Where are we in these cycles? Probably only at the middle of the first cycle. Housing and finance have gone down. They probably have further to go. We have seen a foreshadowing of the second cycle too – people are not spending as freely as they did 18 months ago; consumer confidence is falling.
But wait…we’re not finished…
If the Fed really is going to reverse course and begin raising rates, we need to ask some questions:
Aren’t the bubbles in oil, commodities and gold going to pop?
Isn’t our Trade of the Decade (long gold, short stocks) going to go bad?
And how about the dollar? When Volcker came in and raised rates in the early ’80s, the dollar rose to a new high…while gold went into a 20-year bear market.
We remember those years.
"We have been a gold bug for the last 28 years," we told a fund manager recently. "Only the last 8 of those years have been happy ones."
Are we gold bugs doomed to another two decades of misery?
Anything is possible, of course. But we don’t see anything like the situation that greeted Paul Volcker in the late ’70s…and we don’t see anyone like Paul Volcker at the Fed either.
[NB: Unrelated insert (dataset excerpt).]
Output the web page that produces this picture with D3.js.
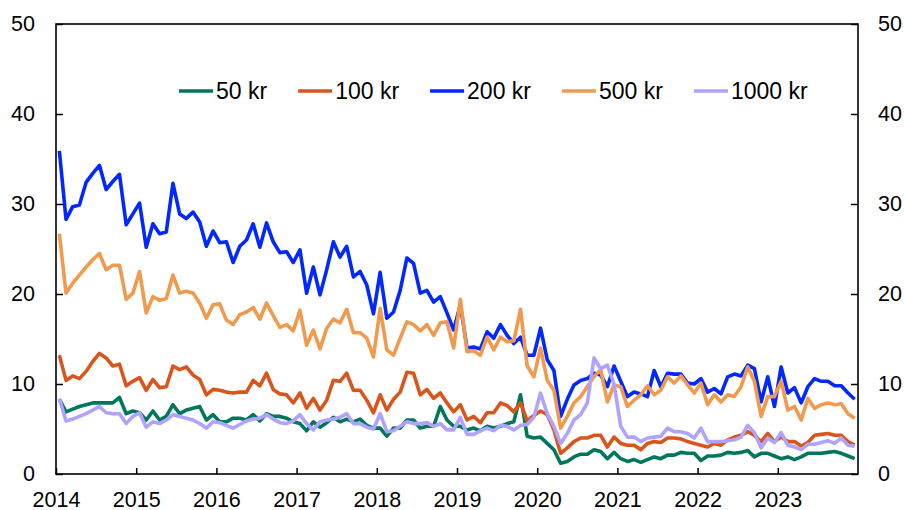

Be sure you are aware, dear reader, of what is headed our way. You can still protect yourself and your assets – while building your portfolio at the same time. The key is to invest wisely…in things that actually benefit from a market downturn. Strategic Investment has pinpointed those areas, and they are all available to you in the Strategic Financial Library.
*** And speaking of former Fed chiefs, we mentioned that Short Fuse and Addison met the Maestro himself this past Wednesday, to interview him for I.O.U.S.A.
"Is it fair to say that Fed policy has had a dramatic impact on the nation’s savings rate?" was one of the things they wanted to pick Greenspan’s brain about.
"We paraphrase the rest of his response from memory," says Addison. "In an era of low interest rates, the nation’s savings rate has been abnormally low, as well. Rather than save a portion of their incomes at low interest rates, Americans have opted to divert a portion of their income into their 401(k)s and homes. As capital gains from these two asset classes slow down, Dr. Greenspan expects the traditional ‘savings rate’ to tick back up…as a larger portion of incomes are diverted back into savings accounts.
"He added, in the face of the dire fiscal policy of the federal government, there’s only so much monetary policy can do to shore up the currency in which people are trying to save."